= Truck Stop (Car Wars) =

1983 supplement for Car Wars published by Steve Jackson Games

Truck Stop is a supplement published by Steve Jackson Games (SJG) in 1983 for the board wargame Car Wars.

==Gameplay==
Truck Stop is a supplement that includes rules for using 18-wheel semi-trailer trucks in Car Wars.

Car Wars is a game of heavily armed cars engaged in Mad Max-style combat. Truck Stop is a supplement that adds rules and counters for 18-wheeler trucks. In addition to rules for building and handling these trucks, the rules include a list of new weapons specific to trucks artillery, heavy lasers and antipersonnel grenades. The supplement also includes a map of a map of a fortified truck stop.

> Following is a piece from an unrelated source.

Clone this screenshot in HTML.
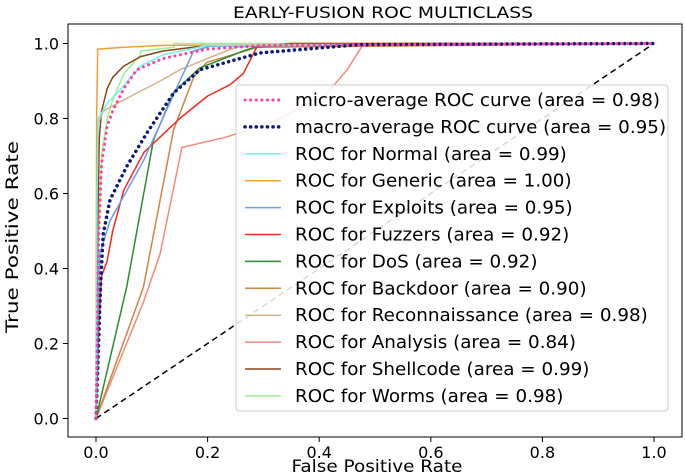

The original Car Wars rules and counters are required to fully play the game.

==Publication history==
SJG published Car Wars in 1980. It proved popular and SJG followed up with several supplements, including Truck Stop, designed by Steve Jackson and published in 1983 as a microgame.

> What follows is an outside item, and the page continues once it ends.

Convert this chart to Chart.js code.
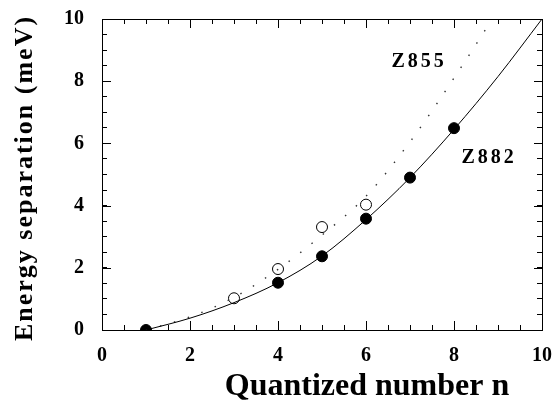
<!DOCTYPE html>
<html>
<head>
<meta charset="utf-8">
<script src="https://cdn.jsdelivr.net/npm/chart.js@4/dist/chart.umd.min.js"></script>
<style>
  html, body { margin: 0; padding: 0; background: #fff; }
  #wrap { width: 556px; height: 403px; }
</style>
</head>
<body>
<div id="wrap"><canvas id="sepChart"></canvas></div>
<script>
// measured level spacings
const nZ882 = [1, 4, 5, 6, 7, 8];
const eZ882 = [0, 1.52, 2.37, 3.58, 4.9, 6.49];
const nZ855 = [3, 4, 5, 6];
const eZ855 = [1.02, 1.96, 3.31, 4.03];

// fitted curves
const nFit882 = [1, 2, 3, 4, 5, 6, 7, 8, 9, 10];
const eFit882 = [0, 0.38, 0.88, 1.52, 2.38, 3.55, 4.9, 6.45, 8.15, 10];
const nFit855 = [1, 2, 3, 4, 5, 6, 7, 8, 8.87];
const eFit855 = [0, 0.42, 1.05, 1.95, 3.05, 4.3, 6.05, 8.1, 10];

// tick marks every 0.5, numbered every 2
const tickMarks = [0, 0.5, 1, 1.5, 2, 2.5, 3, 3.5, 4, 4.5, 5, 5.5, 6, 6.5, 7, 7.5, 8, 8.5, 9, 9.5, 10];
const labelledTicks = [0, 2, 4, 6, 8, 10];

const curveLabels = [
    { text: 'Z855', x: 6.58, y: 8.46 },
    { text: 'Z882', x: 8.17, y: 5.37 }
];
const xTitle = 'Quantized number n';
const yTitle = 'Energy separation (meV)';

const serif = "'Liberation Serif', 'DejaVu Serif', serif";
const pts = (xs, ys) => xs.map((x, i) => ({ x: x, y: ys[i] }));
const tickFont = { family: serif, size: 20, weight: 'bold' };

// frame, longer marks at numbered ticks, curve names and axis titles
const textPlugin = {
    id: 'texts',
    afterDraw(chart) {
        const ctx = chart.ctx;
        const sx = chart.scales.x, sy = chart.scales.y;
        const x0 = Math.round(sx.getPixelForValue(0)), x1 = Math.round(sx.getPixelForValue(10));
        const y0 = Math.round(sy.getPixelForValue(0)), y1 = Math.round(sy.getPixelForValue(10));
        ctx.save();
        ctx.fillStyle = '#000';
        ctx.fillRect(x0, y1, x1 - x0 + 1, 1);
        ctx.fillRect(x0, y0, x1 - x0 + 1, 1);
        ctx.fillRect(x0, y1, 1, y0 - y1 + 1);
        ctx.fillRect(x1, y1, 1, y0 - y1 + 1);
        labelledTicks.forEach(v => {
            const px = Math.round(sx.getPixelForValue(v));
            const py = Math.round(sy.getPixelForValue(v));
            ctx.fillRect(px, y0 - 9, 1, 9);
            ctx.fillRect(px, y1, 1, 9);
            ctx.fillRect(x0, py, 9, 1);
            ctx.fillRect(x1 - 8, py, 9, 1);
        });

        ctx.textBaseline = 'alphabetic';
        ctx.textAlign = 'left';
        ctx.font = 'bold 20px ' + serif;
        ctx.letterSpacing = '3px';
        curveLabels.forEach(c => {
            ctx.fillText(c.text, sx.getPixelForValue(c.x), sy.getPixelForValue(c.y));
        });

        ctx.textAlign = 'center';
        ctx.letterSpacing = '0px';
        ctx.font = 'bold 32px ' + serif;
        ctx.fillText(xTitle, 367, 395);

        ctx.translate(32, 178);
        ctx.rotate(-Math.PI / 2);
        ctx.font = 'bold 26px ' + serif;
        ctx.letterSpacing = '2px';
        ctx.fillText(yTitle, 0, 0);
        ctx.restore();
    }
};

// frame side with inward tick marks
function side(position, showLabels, labelPad) {
    return {
        type: 'linear',
        position: position,
        min: 0,
        max: 10,
        afterBuildTicks(scale) { scale.ticks = tickMarks.map(v => ({ value: v })); },
        afterFit(scale) {
            if (position === 'bottom') scale.height = 73;
            else if (position === 'left') scale.width = 102;
            else if (position === 'top') scale.height = 0;
            else scale.width = 0;
            scale.paddingLeft = 0;
            scale.paddingRight = 0;
            scale.paddingTop = 0;
            scale.paddingBottom = 0;
        },
        grid: {
            display: true,
            drawOnChartArea: false,
            drawTicks: true,
            tickLength: -5,
            color: '#000',
            lineWidth: 1
        },
        border: { display: true, color: '#000', width: 1 },
        ticks: {
            display: showLabels,
            color: '#000',
            padding: labelPad,
            maxRotation: 0,
            autoSkip: false,
            font: tickFont,
            callback: v => (labelledTicks.includes(v) ? String(v) : '')
        }
    };
}

new Chart(document.getElementById('sepChart').getContext('2d'), {
    type: 'scatter',
    data: {
        datasets: [
            {
                data: pts(nFit882, eFit882),
                showLine: true,
                borderColor: '#000',
                borderWidth: 1,
                pointRadius: 0,
                cubicInterpolationMode: 'monotone'
            },
            {
                data: pts(nFit855, eFit855),
                showLine: true,
                borderColor: '#333',
                borderWidth: 1.4,
                borderDash: [1.5, 13],
                pointRadius: 0,
                cubicInterpolationMode: 'monotone'
            },
            {
                data: pts(nZ882, eZ882),
                pointRadius: 5.5,
                pointBackgroundColor: '#000',
                pointBorderColor: '#000',
                pointBorderWidth: 1
            },
            {
                data: pts(nZ855, eZ855),
                pointRadius: 5.5,
                pointBackgroundColor: '#fff',
                pointBorderColor: '#000',
                pointBorderWidth: 1
            }
        ]
    },
    options: {
        responsive: true,
        maintainAspectRatio: false,
        animation: false,
        layout: { padding: { top: 19, right: 14, left: 0, bottom: 0 } },
        plugins: {
            legend: { display: false },
            tooltip: { enabled: false }
        },
        scales: {
            x: side('bottom', true, 19),
            y: side('left', true, 23),
            xTop: side('top', false, 0),
            yRight: side('right', false, 0)
        }
    },
    plugins: [textPlugin]
});
</script>
</body>
</html>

In 1987, Hobby Japan released a Japanese-language edition titled トラック・ストップ (Torakku sutoppu).

==Reception==
In Issue 63 of The Space Gamer, Craig Sheeley commented "Car Wars players have been waiting for this ever since the game came out, and their wait is justified. If you liked the movie Road Warrior, if you like the idea of an unstoppable convoy, if you just like the idea of armed rigs, get this. But you must have Car Wars to use it."

In Issue 18 of the French games magazine Casus Belli, Martin Latallo noted that there were rudimentary rules for role-playing, writing, "the rules concerning the characters are further improved as well as the abilities (skills). There is even an organization that does cloning!" Latallo concluded, "Truck stop is full of good ideas. and it is in my opinion an essential supplement for any Car Wars player."

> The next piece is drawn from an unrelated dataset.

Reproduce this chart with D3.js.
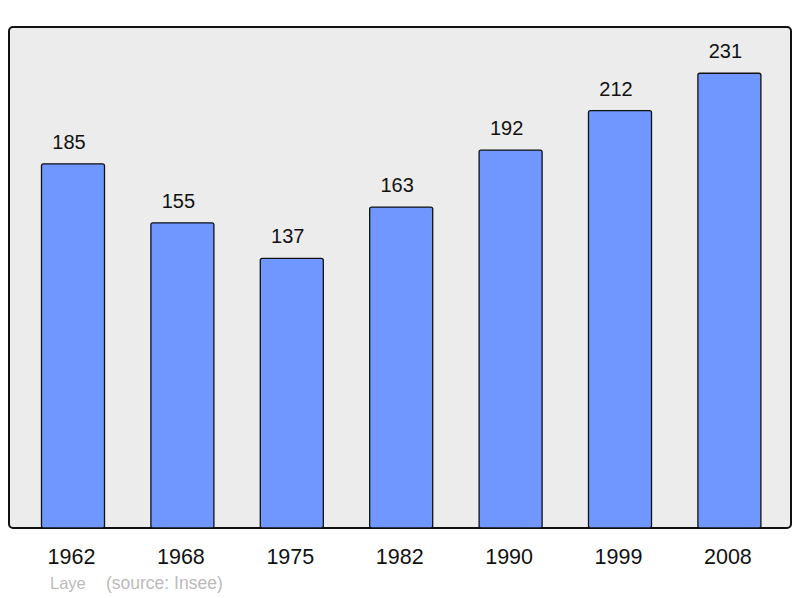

GeekDad wrote that Truck Stop "would add a bit more flavor to the original game by providing tractor-trailer combos. Going up against my friends car-to-car was quite fun, but there’s something truly unique and memorable when three of my gaming buddies are taking on another pal who is driving an 18-wheeler with three machine gun turrets on top, more armor (points) on a single side of the trailer than all three of our cars combined, and enough speed to plow through any of us who get in front of him."